Upon returning from World War II, many former airmen began motorcycling. These bikers quickly began wearing denim jackets with their sleeves cut off and sewing on patches to display their associated motorcycle club, called colors. In outlaw motorcycle clubs, a cut off's colours are indicative of the wear's rank within the club, where the higher number of club-related patches represents a higher rank. In contrast, non-outlaw motorcycle clubs often only have one large back patch. As time passed, many bikers began instead making cut offs from leather jackets, rather than denim.

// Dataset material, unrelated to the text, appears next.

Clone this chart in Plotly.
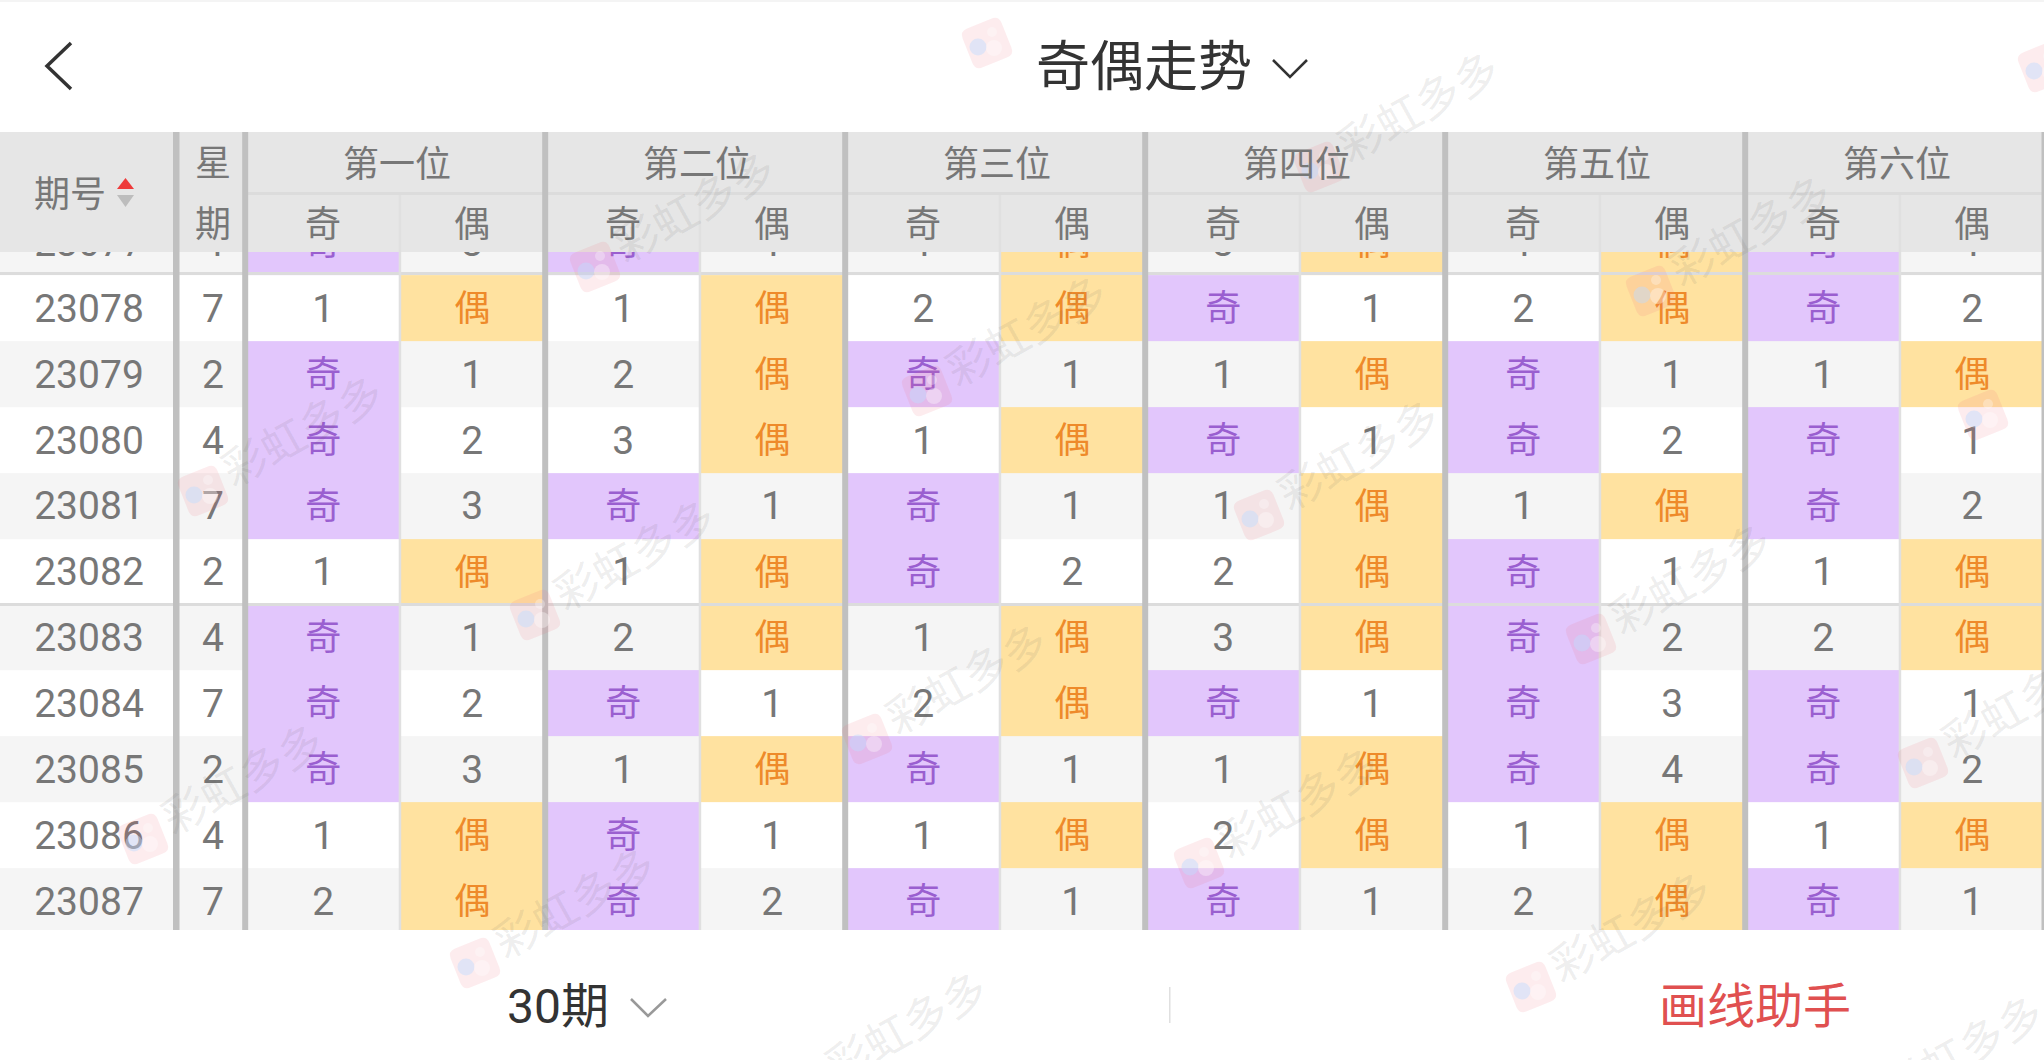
import math
import plotly.graph_objects as go

# table contents, one list per column, top row (23077) is half hidden by the header
issues = ['23077', '23078', '23079', '23080', '23081', '23082', '23083', '23084', '23085', '23086', '23087']
weekdays = ['4', '7', '2', '4', '7', '2', '4', '7', '2', '4', '7']
groups = ['第一位', '第二位', '第三位', '第四位', '第五位', '第六位']

p1_odd = ['奇', '1', '奇', '奇', '奇', '1', '奇', '奇', '奇', '1', '2']
p1_even = ['3', '偶', '1', '2', '3', '偶', '1', '2', '3', '偶', '偶']
p2_odd = ['奇', '1', '2', '3', '奇', '1', '2', '奇', '1', '奇', '奇']
p2_even = ['1', '偶', '偶', '偶', '1', '偶', '偶', '1', '偶', '1', '2']
p3_odd = ['1', '2', '奇', '1', '奇', '奇', '1', '2', '奇', '1', '奇']
p3_even = ['偶', '偶', '1', '偶', '1', '2', '偶', '偶', '1', '偶', '1']
p4_odd = ['3', '奇', '1', '奇', '1', '2', '3', '奇', '1', '2', '奇']
p4_even = ['偶', '1', '偶', '1', '偶', '偶', '偶', '1', '偶', '偶', '1']
p5_odd = ['1', '2', '奇', '奇', '1', '奇', '奇', '奇', '奇', '1', '2']
p5_even = ['偶', '偶', '1', '2', '偶', '1', '2', '3', '4', '偶', '偶']
p6_odd = ['奇', '奇', '1', '奇', '奇', '1', '2', '奇', '奇', '1', '奇']
p6_even = ['1', '2', '偶', '1', '2', '偶', '偶', '1', '2', '偶', '1']
columns = [p1_odd, p1_even, p2_odd, p2_even, p3_odd, p3_even, p4_odd, p4_even, p5_odd, p5_even, p6_odd, p6_even]

FONT = 'Roboto, "Noto Sans CJK SC", sans-serif'
GREY = '#777777'
PURPLE = '#9a5fd0'
ORANGE = '#ee8a2a'
SEP = '#c0c0c0'
THIN = '#e0e0e0'

# the page is 2044x1060 and the axes are just pixels
GROUP_X = [248.2 + 300 * i for i in range(6)]
ROW_H = 65.9
ROW_0 = 275 - ROW_H       # top of the half hidden row
TEXT_SHIFT = 4            # scatter text sits a bit high in its cell
n_rows = len(issues)

col_centres = []
for gx in GROUP_X:
    col_centres += [gx + 75, gx + 224]
row_centres = [ROW_0 + ROW_H * (i + 0.5) + TEXT_SHIFT for i in range(n_rows)]

# cell colours: 0 white, 1 stripe, 2 purple, 3 yellow
x_edges = [0, 176, 245]
for gx in GROUP_X:
    x_edges += [gx + 151, gx + 297]
x_edges[-1] = 2044
y_edges = [ROW_0 + ROW_H * i for i in range(n_rows + 1)]
z = []
for r in range(n_rows):
    stripe = 0 if r % 2 == 1 else 1
    row = [stripe, stripe]
    for col in columns:
        if col[r] == '奇':
            row.append(2)
        elif col[r] == '偶':
            row.append(3)
        else:
            row.append(stripe)
    z.append(row)

fig = go.Figure()
fig.add_trace(go.Heatmap(
    x=x_edges, y=y_edges, z=z, zmin=0, zmax=3, showscale=False, hoverinfo='skip',
    colorscale=[[0, '#ffffff'], [0.25, '#ffffff'], [0.25, '#f5f5f5'], [0.5, '#f5f5f5'],
                [0.5, '#e2c6fc'], [0.75, '#e2c6fc'], [0.75, '#ffe2a0'], [1, '#ffe2a0']]))

# numbers and the two column marks, split by colour
num_x, num_y, num_t = [], [], []
odd_x, odd_y, odd_t = [], [], []
even_x, even_y, even_t = [], [], []
for r in range(n_rows):
    num_x += [89, 213]
    num_y += [row_centres[r], row_centres[r]]
    num_t += [issues[r], weekdays[r]]
    for c, col in enumerate(columns):
        if col[r] == '奇':
            odd_x.append(col_centres[c]); odd_y.append(row_centres[r]); odd_t.append(col[r])
        elif col[r] == '偶':
            even_x.append(col_centres[c]); even_y.append(row_centres[r]); even_t.append(col[r])
        else:
            num_x.append(col_centres[c]); num_y.append(row_centres[r]); num_t.append(col[r])

fig.add_trace(go.Scatter(x=num_x, y=num_y, text=num_t, mode='text', hoverinfo='skip',
                         textfont=dict(family=FONT, size=39, color=GREY)))
fig.add_trace(go.Scatter(x=odd_x, y=odd_y, text=odd_t, mode='text', hoverinfo='skip',
                         textfont=dict(family=FONT, size=36, color=PURPLE)))
fig.add_trace(go.Scatter(x=even_x, y=even_y, text=even_t, mode='text', hoverinfo='skip',
                         textfont=dict(family=FONT, size=36, color=ORANGE)))

shapes = []


def rect(x0, y0, x1, y1, color):
    shapes.append(dict(type='rect', x0=x0, y0=y0, x1=x1, y1=y1, fillcolor=color,
                       line_width=0, layer='above'))


def polyline(points, color, width, closed=False):
    path = 'M ' + ' L '.join('%s %s' % p for p in points)
    if closed:
        shapes.append(dict(type='path', path=path + ' Z', fillcolor=color, line_width=0, layer='above'))
    else:
        shapes.append(dict(type='path', path=path, line=dict(color=color, width=width), layer='above'))


def logo(cx, cy):
    # little rounded app icon of the watermark, turned a bit anticlockwise
    a = math.radians(-22)
    s, k = 21, 8

    def rot(dx, dy):
        return '%.1f %.1f' % (cx + dx * math.cos(a) - dy * math.sin(a), cy + dx * math.sin(a) + dy * math.cos(a))
    path = ('M ' + rot(-s + k, -s) + ' L ' + rot(s - k, -s) + ' Q ' + rot(s, -s) + ' ' + rot(s, -s + k)
            + ' L ' + rot(s, s - k) + ' Q ' + rot(s, s) + ' ' + rot(s - k, s)
            + ' L ' + rot(-s + k, s) + ' Q ' + rot(-s, s) + ' ' + rot(-s, s - k)
            + ' L ' + rot(-s, -s + k) + ' Q ' + rot(-s, -s) + ' ' + rot(-s + k, -s) + ' Z')
    shapes.append(dict(type='path', path=path, fillcolor='rgba(238,110,120,0.13)', line_width=0, layer='above'))
    for dx, dy, r, color in [(-9, 4, 8.5, 'rgba(190,220,255,0.45)'),
                             (7, 5, 8, 'rgba(255,255,255,0.35)'),
                             (5, -11, 5, 'rgba(255,255,255,0.3)')]:
        shapes.append(dict(type='circle', x0=cx + dx - r, x1=cx + dx + r, y0=cy + dy - r, y1=cy + dy + r,
                           fillcolor=color, line_width=0, layer='above'))


# header block and footer go above the cells so row 23077 gets cut off
rect(0, 132, 2044, 252, '#e6e6e6')
rect(0, 930, 2044, 1060, '#ffffff')
rect(0, 0, 2044, 2, '#f4f4f4')
rect(248, 192, 2044, 195, '#dcdcdc')
rect(0, 272, 2044, 275, '#dcdcdc')
rect(0, 603, 2044, 606, '#dcdcdc')
for gx in GROUP_X:
    rect(gx + 150.5, 195, gx + 153, 930, THIN)
rect(173, 132, 179.5, 930, SEP)
rect(242.2, 132, 248.2, 930, SEP)
for gx in GROUP_X[1:]:
    rect(gx - 6, 132, gx, 930, SEP)
rect(2041.5, 132, 2044, 930, SEP)

# top bar icons
polyline([(71, 43), (47, 66), (71, 89)], '#333333', 3.5)
polyline([(1273, 60), (1290, 77), (1307, 60)], '#333333', 2.5)
# sort arrows
polyline([(125.5, 178), (134, 189), (117, 189)], '#ee3b3b', 0, closed=True)
polyline([(117, 195), (134, 195), (125.5, 207)], '#bdbdbd', 0, closed=True)
# footer
polyline([(631, 999), (648, 1016), (666, 999)], '#999999', 2.5)
rect(1169, 987, 1170.5, 1023, '#e0e0e0')

annotations = []


def label(x, y, text, size, color, angle=0):
    annotations.append(dict(x=x, y=y, text=text, showarrow=False, textangle=angle,
                            xanchor='center', yanchor='middle',
                            font=dict(family=FONT, size=size, color=color)))


label(1144, 67, '奇偶走势', 54, '#333333')
label(70, 195, '期号', 36, GREY)
label(213, 164, '星', 36, GREY)
label(213, 225, '期', 36, GREY)
for i, gx in enumerate(GROUP_X):
    label(gx + 149, 165, groups[i], 36, GREY)
    label(gx + 75, 225, '奇', 36, GREY)
    label(gx + 224, 225, '偶', 36, GREY)
label(558, 1006, '30期', 48, '#333333')
label(1755, 1006, '画线助手', 48, '#e05050')

# watermark repeats on a slanted grid, the one over the 星期 column isn't there
for i in range(-4, 7):
    for j in range(-3, 8):
        wx = 987 + 332 * i - 392 * j
        wy = 43 + 124 * i + 224 * j
        if (i, j) == (-1, 1):
            continue
        if -120 < wx < 2100 and -60 < wy < 1120:
            logo(wx, wy)
            label(wx + 100, wy - 59, '彩虹多多', 44, 'rgba(90,90,90,0.11)', angle=-29)

fig.update_layout(
    width=2044, height=1060,
    margin=dict(l=0, r=0, t=0, b=0),
    paper_bgcolor='#ffffff', plot_bgcolor='#ffffff',
    showlegend=False,
    xaxis=dict(range=[0, 2044], visible=False, fixedrange=True),
    yaxis=dict(range=[1060, 0], visible=False, fixedrange=True),
    shapes=shapes,
    annotations=annotations,
)

fig.write_html("out.html", config={'displayModeBar': False},
               post_script="document.body.style.margin='0';document.body.style.overflow='hidden';")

Cut-offs are usually made from leather or denim jackets with their sleeves removed, or cut very short, and often adorned with patches, badges and painted artwork that display motorcycle club affiliations known as colours, or alternatively band names, political affiliations, beliefs, or sexual acts performed.

==Heavy metal==
Metalheads adopted cut offs in the 1970s, beginning with bikers who began to wear patches for heavy metal bands. During the 1970s, many patches were embroidered by the wearer, as most bands did not produce them for purchase. Metalheads popularized the name "battle jacket" for the garment during the 1980s, when it became commonplace for band patches to be sold at live performances. This decade was when the garment was most popular in metal, being commonplace during the new wave of British heavy metal and the early thrash metal scenes. Battle jacket decreased in popularity in the metal subculture during the 1990s as the subculture became increasingly influenced by fashions of grunge and nu metal. However, battle jackets continued to be worn in black metal and death metal scenes, leading to their eventual re-popularisation in the 2000s.

==Punk==
Battle jackets entered punk during the 1970s and 1980s. Often using a leather motorcycle jacket as a base, band logos are more likely to be painted onto the jacket than sewn on using a patch. They also often feature chains, studs and political slogans.